McCabe was born and raised in Lompoc. She worked in the Grossmont High School District for 30 years where she taught physical education, coached and “ended up in the art department teaching three dimensional design in art” at Monte Vista High School in Spring Valley.

It was too hot in El Cajon, so McCabe moved to Del Mar where she’s lived since the early I970s.

She chose Del Mar, she said, because “I like being close to the beach, (and) the small-community atmosphere.”

From the wall in Del Mar to the arches in Solana Beach, McCabe enjoys participating in Schulz's community art projects.

“I met Betsy when they were working on the wall in Del Mar,” she recalled. “My neighbor knew Betsy and I happened to be out in front one day. I volunteered to work on the wall and I’ve been helping her out on things ever since.”

When the arches project was coming into focus, McCabe said, “Betsy called me and asked, ‘Hey, you want to help do another project?’ and I said, ‘sure!’ And so I did. . .

“I helped make and glaze some of the pottery pieces and I’ve gone almost every time they put things on the columns,” she said.

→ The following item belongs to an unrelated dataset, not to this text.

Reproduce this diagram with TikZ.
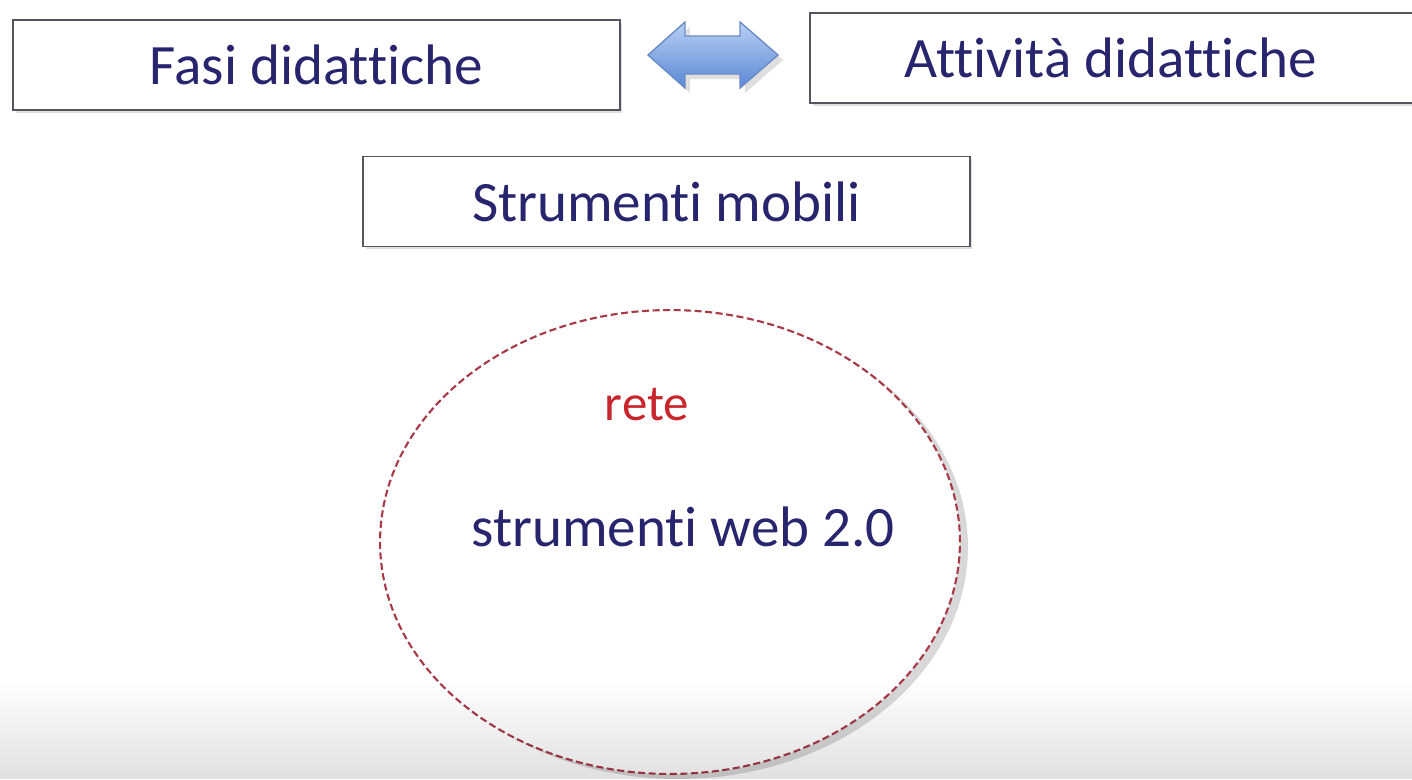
\documentclass[tikz,border=0pt]{standalone}
\usepackage{fontspec}
\setmainfont{Carlito}[Ligatures=NoCommon]
\usepackage{tikz}
\usetikzlibrary{shapes.geometric}
\usetikzlibrary{shadows}
\usetikzlibrary{fadings}
\definecolor{inkblue}{HTML}{28256F}
\definecolor{netred}{HTML}{C8262C}
\definecolor{ringred}{HTML}{A83A48}
\definecolor{boxgray}{HTML}{555560}
\definecolor{arrowtop}{HTML}{B8D0F2}
\definecolor{arrowbot}{HTML}{5A88D6}
\definecolor{arrowline}{HTML}{6A8CC8}
\begin{document}
\begin{tikzpicture}[x=0.02cm, y=-0.02cm,
    phasebox/.style={draw=boxgray, line width=1.1pt, fill=white, minimum width=12.14cm, minimum height=1.8cm,
      font=\fontsize{32.5}{36}\selectfont, text=inkblue,
      drop shadow={opacity=0.25, shadow xshift=0.05cm, shadow yshift=-0.05cm}},
    netring/.style={ellipse, draw=ringred, line width=1.2pt, dash pattern=on 4pt off 2pt, fill=white,
      minimum width=11.6cm, minimum height=9.28cm,
      drop shadow={opacity=0.3, shadow xshift=0.16cm, shadow yshift=-0.1cm}},
    arrowfill/.style={draw=arrowline, line width=0.8pt, top color=arrowtop, bottom color=arrowbot,
      drop shadow={opacity=0.25, shadow xshift=0.1cm, shadow yshift=-0.1cm}}]
    \useasboundingbox (0,0) rectangle (1412,779);
    \clip (0,0) rectangle (1412,779);
    \fill[white] (0,0) rectangle (1412,779);
    \node[phasebox] (fasi) at (316.5,65) {Fasi didattiche};
    \node[phasebox, minimum width=16cm] (attivita) at (1210,58) {\hspace*{-3.96cm}Attività didattiche};
    \node[phasebox] (mobili) at (666.5,201.5) {Strumenti mobili};
    \draw[arrowfill] (648,55) -- (685,22) -- (685,36) -- (740,36) -- (740,22) -- (778,55)
      -- (740,88) -- (740,74) -- (685,74) -- (685,88) -- cycle;
    \node[netring] (net) at (670,542) {};
    \node[text=netred, font=\fontsize{29}{32}\selectfont] (rete) at (647,405) {rete};
    \node[text=inkblue, font=\fontsize{32.5}{36}\selectfont] (web) at (683,527) {strumenti web 2.0};
    \fill[black, fill opacity=0.12, path fading=north] (0,680) rectangle (1412,779);
\end{tikzpicture}
\end{document}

Before folks put all the pretty things on the arches’ columns earlier this year, someone had to do the dirty work.

“Pouring the concrete into the original foundation was the hardest part,” McCabe said. “We had a couple of guys there with cement mixers; they mixed everything and then we poured it into buckets and poured it into the foundation.

“We had to do it all by hand — bucket by bucket by bucket,” she said. “It was hard work.”

But well worth the effort McCabe said, because, “Having all the people go by and say, ‘Hey, this is great!’ gives her a great deal of satisfaction.

About participating in community art, McCabe said, “Anybody that goes by one of these projects, if you just start talking to the people that are working there, they're always looking for volunteers.”